Они надолго замолчали. Мари обратила внимание, что портвейн переливается в бокале, словно темнокрасный бархат.
– Когда мы ему скажем? – спросила она наконец. Анна покачала головой.
– Не знаю, – ответила она. – Я хотела попросить его прийти сюда сегодня, но он внезапно исчез с этих странных поминок. Понятия не имею, куда он подевался. Телефон у него не отвечает. Я переживаю за Фредерика. Он похудел, осунулся, все время молчит. И эти его слова о том, чтобы начать свое дело, что-то связанное с музыкой и танцами… Он меня беспокоит. Мы так мало о нем знаем. О чем он думает?
– Наверное, о том же, что и мы с тобой. О смерти Ханса Карлстена.
Кафе погрузилось в темноту. Единственным источником света осталась свеча на столе. Лицо Анны походило на театральную маску: широко раскрытые глаза полны тревоги, губы подрагивают.
– Что нам делать, Мари? Что сказать Мартину Данелиусу, когда он обратится к нам с просьбой помочь переправить жену на ту сторону? И как быть с Фредериком?

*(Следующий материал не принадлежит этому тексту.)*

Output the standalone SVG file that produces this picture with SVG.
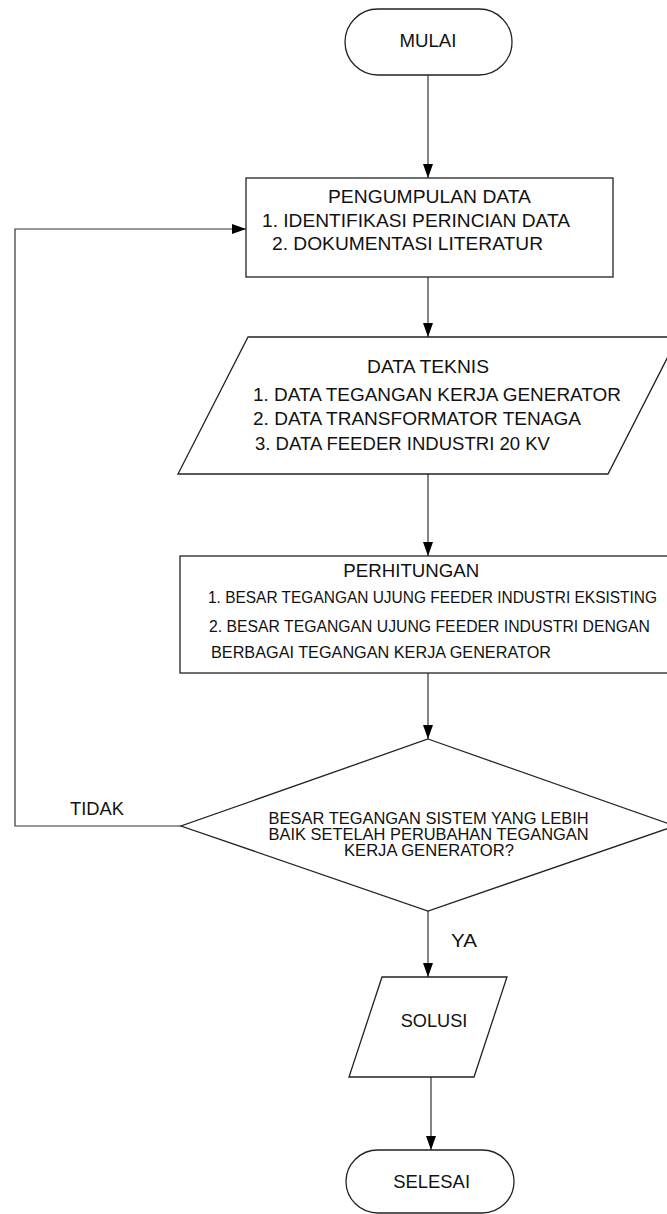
<svg xmlns="http://www.w3.org/2000/svg" width="667" height="1214" viewBox="0 0 667 1214">
<style>
.s{fill:#fff;stroke:#222;stroke-width:1.3}
.c{fill:none;stroke:#333;stroke-width:1.2}
text{font-family:"Liberation Sans",Arial,sans-serif;fill:#111}
.m{text-anchor:middle}
</style>
<defs>
<marker id="ah2" viewBox="0 0 14 10" refX="14" refY="5" markerWidth="14" markerHeight="10" markerUnits="userSpaceOnUse" orient="auto">
<path d="M0,0 L14,5 L0,10 Z" fill="#000"/>
</marker>
</defs>
<rect width="667" height="1214" fill="#fff"/>
<g id="connectors">
<path class="c" d="M428,75 V178" marker-end="url(#ah2)"/>
<path class="c" d="M428,277 V337" marker-end="url(#ah2)"/>
<path class="c" d="M428,474 V556" marker-end="url(#ah2)"/>
<path class="c" d="M428,673 V739" marker-end="url(#ah2)"/>
<path class="c" d="M181,826 H15 V229 H246" marker-end="url(#ah2)"/>
<path class="c" d="M428,911 V977" marker-end="url(#ah2)"/>
<path class="c" d="M431,1077 V1150" marker-end="url(#ah2)"/>
<text x="70" y="815" font-size="18" textLength="54" lengthAdjust="spacingAndGlyphs">TIDAK</text>
<text x="451" y="947" font-size="18.5" textLength="26" lengthAdjust="spacingAndGlyphs">YA</text>
</g>
<g id="mulai">
<rect class="s" x="345" y="9" width="167" height="66" rx="33" ry="33"/>
<text class="m" x="428" y="47" font-size="18.5" textLength="57" lengthAdjust="spacingAndGlyphs">MULAI</text>
</g>
<g id="pengumpulan">
<rect class="s" x="246" y="178" width="367" height="99"/>
<text class="m" x="429.5" y="203" font-size="19" textLength="203" lengthAdjust="spacingAndGlyphs">PENGUMPULAN DATA</text>
<text x="262" y="227" font-size="19" textLength="308" lengthAdjust="spacingAndGlyphs">1. IDENTIFIKASI PERINCIAN DATA</text>
<text x="272" y="250" font-size="19" textLength="271" lengthAdjust="spacingAndGlyphs">2. DOKUMENTASI LITERATUR</text>
</g>
<g id="data-teknis">
<polygon class="s" points="248,337 678,337 608,474 178,474"/>
<text class="m" x="428" y="373" font-size="18.6" textLength="122" lengthAdjust="spacingAndGlyphs">DATA TEKNIS</text>
<text x="253" y="400.5" font-size="18.6" textLength="368" lengthAdjust="spacingAndGlyphs">1. DATA TEGANGAN KERJA GENERATOR</text>
<text x="253" y="424.5" font-size="18.6" textLength="328" lengthAdjust="spacingAndGlyphs">2. DATA TRANSFORMATOR TENAGA</text>
<text x="255" y="449.5" font-size="18.6" textLength="295" lengthAdjust="spacingAndGlyphs">3. DATA FEEDER INDUSTRI 20 KV</text>
</g>
<g id="perhitungan">
<rect class="s" x="180" y="556" width="500" height="117"/>
<text class="m" x="411.3" y="577" font-size="18.7" textLength="136" lengthAdjust="spacingAndGlyphs">PERHITUNGAN</text>
<text x="208" y="603" font-size="16" textLength="449" lengthAdjust="spacingAndGlyphs">1. BESAR TEGANGAN UJUNG FEEDER INDUSTRI EKSISTING</text>
<text x="209" y="631.5" font-size="16" textLength="441" lengthAdjust="spacingAndGlyphs">2. BESAR TEGANGAN UJUNG FEEDER INDUSTRI DENGAN</text>
<text x="211" y="658" font-size="16" textLength="340" lengthAdjust="spacingAndGlyphs">BERBAGAI TEGANGAN KERJA GENERATOR</text>
</g>
<g id="keputusan">
<polygon class="s" points="428,739 675,826 428,911 181,826"/>
<text class="m" x="428.6" y="824" font-size="16" textLength="320" lengthAdjust="spacingAndGlyphs">BESAR TEGANGAN SISTEM YANG LEBIH</text>
<text class="m" x="428.6" y="840" font-size="16" textLength="320" lengthAdjust="spacingAndGlyphs">BAIK SETELAH PERUBAHAN TEGANGAN</text>
<text class="m" x="429" y="856" font-size="16" textLength="170" lengthAdjust="spacingAndGlyphs">KERJA GENERATOR?</text>
</g>
<g id="solusi">
<polygon class="s" points="382,977 507,977 474,1077 349,1077"/>
<text x="400.7" y="1027" font-size="18.2" textLength="66.6" lengthAdjust="spacingAndGlyphs">SOLUSI</text>
</g>
<g id="selesai">
<rect class="s" x="346" y="1150" width="168" height="63" rx="32" ry="32"/>
<text x="393.3" y="1188" font-size="18.4" textLength="76.7" lengthAdjust="spacingAndGlyphs">SELESAI</text>
</g>
</svg>
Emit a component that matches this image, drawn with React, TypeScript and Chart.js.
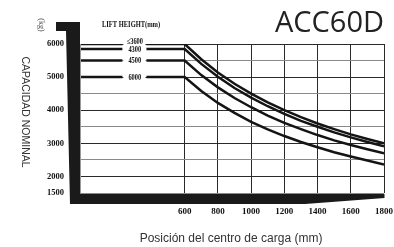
import React, { useEffect, useRef } from "react";
import { Chart, registerables } from "chart.js";

Chart.register(...registerables);

const loadCenters = [600, 700, 800, 900, 1000, 1100, 1200, 1300, 1400, 1500, 1600, 1700, 1800];
const cap3600 = [6000, 5540, 5140, 4800, 4500, 4235, 4000, 3790, 3600, 3430, 3270, 3130, 3000];
const cap4300 = [5850, 5400, 5010, 4670, 4380, 4120, 3890, 3680, 3500, 3330, 3180, 3040, 2910];
const cap4500 = [5500, 5060, 4690, 4370, 4090, 3840, 3620, 3430, 3250, 3090, 2950, 2820, 2700];
const cap6000 = [5000, 4580, 4220, 3920, 3650, 3420, 3220, 3040, 2880, 2730, 2600, 2480, 2360];
const liftHeights = ["≤3600", "4300", "4500", "6000"];
const xTicks = [600, 800, 1000, 1200, 1400, 1600, 1800];
const yLabelValues = [6000, 5000, 4000, 3000, 2000, 1500];
const X_MIN = -30;
const GAP_FROM = 225;
const GAP_TO = 370;
const LABEL_X = 300;

const series = [cap3600, cap4300, cap4500, cap6000];

function buildData(c: number[]) {
  return [
    { x: X_MIN, y: c[0] },
    { x: GAP_FROM, y: c[0] },
    { x: LABEL_X, y: null },
    { x: GAP_TO, y: c[0] },
    ...loadCenters.map((x, i) => ({ x, y: c[i] })),
  ];
}

const decorPlugin = {
  id: "decor",
  afterDatasetsDraw(chart: any) {
    const ctx = chart.ctx;
    const xs = chart.scales.x;
    const ys = chart.scales.y;
    const cx = xs.getPixelForValue(LABEL_X);
    const offsets = [-2.5, 0.5, 0, 0];
    ctx.save();
    series.forEach((s, i) => {
      const y = ys.getPixelForValue(s[0]) + offsets[i];
      ctx.fillStyle = "#ffffff";
      ctx.fillRect(xs.getPixelForValue(GAP_FROM) + 1, y - 3.5, xs.getPixelForValue(GAP_TO) - xs.getPixelForValue(GAP_FROM) - 2, 7);
    });
    series.forEach((s, i) => {
      const y = ys.getPixelForValue(s[0]) + offsets[i];
      ctx.save();
      ctx.translate(cx, y);
      ctx.scale(0.8, 1);
      ctx.fillStyle = "#111";
      ctx.font = "bold 8px 'Liberation Serif'";
      ctx.textAlign = "center";
      ctx.textBaseline = "middle";
      ctx.fillText(liftHeights[i], 0, 0.5);
      ctx.restore();
    });
    ctx.restore();
  },
  afterDraw(chart: any) {
    const ctx = chart.ctx;
    const area = chart.chartArea;
    ctx.save();
    ctx.fillStyle = "#1a1a1a";
    ctx.beginPath();
    ctx.moveTo(56, 22);
    ctx.lineTo(area.left, 22);
    ctx.lineTo(area.left, area.bottom + 11);
    ctx.lineTo(70, area.bottom + 11);
    ctx.lineTo(66, 31);
    ctx.lineTo(56, 31);
    ctx.closePath();
    ctx.fill();
    ctx.beginPath();
    ctx.moveTo(70, area.bottom + 1);
    ctx.lineTo(area.right + 0.5, area.bottom + 1);
    ctx.lineTo(area.right + 0.5, area.bottom + 5);
    ctx.lineTo(305, area.bottom + 11);
    ctx.lineTo(70, area.bottom + 11);
    ctx.closePath();
    ctx.fill();
    ctx.strokeStyle = "#999";
    ctx.lineWidth = 1;
    ctx.beginPath();
    ctx.moveTo(area.left + 0.5, area.top);
    ctx.lineTo(area.left + 0.5, area.bottom);
    ctx.stroke();

    ctx.save();
    ctx.translate(41, 25);
    ctx.rotate(Math.PI / 2);
    ctx.fillStyle = "#444";
    ctx.font = "8px 'Liberation Serif'";
    ctx.textAlign = "center";
    ctx.textBaseline = "middle";
    ctx.fillText("(kg)", 0, 0);
    ctx.restore();

    ctx.save();
    ctx.translate(25, 112);
    ctx.rotate(Math.PI / 2);
    ctx.fillStyle = "#333";
    ctx.font = "10.5px 'Liberation Sans'";
    ctx.textAlign = "center";
    ctx.textBaseline = "middle";
    ctx.fillText("CAPACIDAD NOMINAL", 0, 0);
    ctx.restore();

    ctx.save();
    ctx.translate(102, 25);
    ctx.scale(0.72, 1);
    ctx.fillStyle = "#111";
    ctx.font = "bold 9px 'Liberation Serif'";
    ctx.textAlign = "left";
    ctx.textBaseline = "middle";
    ctx.fillText("LIFT HEIGHT(mm)", 0, 0);
    ctx.restore();

    ctx.fillStyle = "#222";
    ctx.font = "29px 'Open Sans'";
    ctx.textAlign = "right";
    ctx.textBaseline = "alphabetic";
    ctx.fillText("ACC60D", 384, 32);

    ctx.fillStyle = "#333";
    ctx.font = "12px 'Liberation Sans'";
    ctx.textAlign = "center";
    ctx.fillText("Posición del centro de carga (mm)", 231, 242);
    ctx.restore();
  },
};

export default function App() {
  const ref = useRef<HTMLCanvasElement | null>(null);
  useEffect(() => {
    if (!ref.current) return;
    const chart = new Chart(ref.current, {
      type: "line",
      data: {
        datasets: series.map((s, i) => ({
          label: liftHeights[i],
          data: buildData(s) as any,
          borderColor: "#141414",
          borderWidth: 2.5,
          pointRadius: 0,
          tension: 0,
          spanGaps: false,
          fill: false,
        })),
      },
      options: {
        responsive: false,
        animation: false,
        layout: { padding: { top: 44, right: 10, bottom: 0, left: 0 } },
        plugins: { legend: { display: false }, tooltip: { enabled: false } },
        scales: {
          x: {
            type: "linear",
            min: X_MIN,
            max: 1800,
            afterBuildTicks: (s: any) => {
              s.ticks = xTicks.map((v) => ({ value: v }));
            },
            afterFit: (s: any) => {
              s.height = 54;
              s.paddingLeft = 0;
              s.paddingRight = 0;
            },
            ticks: {
              autoSkip: false,
              maxRotation: 0,
              padding: 13,
              color: "#111",
              font: { family: "'Liberation Serif'", size: 9, weight: "bold" },
              callback: (v: any) => String(v),
            },
            grid: { color: "#2a2a2a", lineWidth: 1, drawTicks: false },
            border: { display: false },
          },
          y: {
            type: "linear",
            min: 1500,
            max: 6000,
            afterFit: (s: any) => {
              s.width = 80;
              s.paddingTop = 0;
              s.paddingBottom = 0;
            },
            ticks: {
              stepSize: 500,
              autoSkip: false,
              padding: 16,
              color: "#111",
              font: { family: "'Liberation Serif'", size: 8.5, weight: "bold" },
              callback: (v: any) => (yLabelValues.includes(Number(v)) ? String(v) : ""),
            },
            grid: {
              color: (c: any) => (c.tick && c.tick.value % 1000 === 0 ? "#2a2a2a" : "#8a8a8a"),
              lineWidth: 1,
              drawTicks: false,
            },
            border: { display: false },
          },
        },
      },
      plugins: [decorPlugin],
    });
    return () => chart.destroy();
  }, []);
  return (
    <div style={{ position: "fixed", left: 0, top: 0, width: 394, height: 247, background: "#fff" }}>
      <canvas ref={ref} width={394} height={247} style={{ display: "block", width: 394, height: 247 }} />
    </div>
  );
}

– С Фредериком надо поговорить. Рассказать ему все. Он, конечно, еще больше расстроится, но что же делать… Вместе мы придумаем, как вежливо отказать Мартину. И поговорим с Эльсой. Возьмем с нее обещание молчать. В худшем случае вернем деньги.
Анна покачала головой.
– Уже поздно, – прошептала она. – Я позвонила в дом престарелых в Даларне и зарезервировала палату для папы. Одну из последних свободных. Он так рад. Конечно, он спросил, откуда у меня взялись деньги, и я придумала легенду о сбережениях, которых, конечно же, у меня нет. Я не могу вернуть эти деньги. Это невозможно.
– Я тоже. Я обещала Дэвиду… – вырвалось у Мари, и она тут же замолчала, надеясь, что Анна не расслышала конец фразы, но поздно.
– Что ты ему обещала, Мари? Ты собираешься сдержать слово? Он по-прежнему контролирует твои мысли и поступки? – встревожилась Анна.
– Нет, я только сказала…
Анна вскочила. Она опустилась перед Мари на колени и взяла ее за руки.
– Мне неизвестно, как вы жили вместе, но я знаю, чем это закончилось. Ты мне рассказывала, помнишь? Вы поехали в Рэнвиль-Пойнт. Туда, где скалы так красиво поднимаются из воды. Вы пили вино и болтали о выставке, любуясь морем внизу. Дэвид говорил, что научит тебя летать. Потом он раскинул руки в стороны и прыгнул вниз…
– Нет! – Мари вырвала руки и заткнула уши, чтобы не слышать. Зеленые холмы, синее море, скалы, руины, овцы, опрокинутая бутылка вращались у нее перед глазами, и она бормотала: – Нет, нет, нет…
Но Анна была беспощадна.
– Он прыгнул, Мари. Сказал, что научит тебя летать, а потом бросился со скалы в море. Ты сама мне это рассказала. Что он летел вниз, как птица. Рубашка развевалась на ветру. Ты слышала его крик, но не могла различить слов. Ты кинулась к обрыву и чуть не совалась вниз. Ты слышала звук удара, когда он упал на камни. Ты кричала и кричала, пока не прибежали туристы, которые позвонили в полицию и службу спасения. Ты сама мне все это говорила. Ты была в шоке, тебя отправили в больницу, где ты провела несколько недель, пока не пришла в себя. Набравшись сил, ты занялась организацией похорон Дэвида. Ты связалась с его семьей, и они тоже присутствовали. С ними трудно было договориться, потому что они упертые католики, но в конце концов они послушались тебя. Прах поместили в одну из урн, которые вылепил сам Дэвид, ты поехала в Рэнвиль-Пойнт и развеяла пепел по ветру.
– Анна, пожалуйста, прекрати! Замолчи, прекрати, перестань…
– Нет, Мари, я не замолчу, пока ты не осознаешь: нет больше никакого Дэвида. Неважно, что он думает или считает. Он мертв. Дэвид мертв, Мари. Ты сама мне это сказала. Он больше не вернется. Никогда.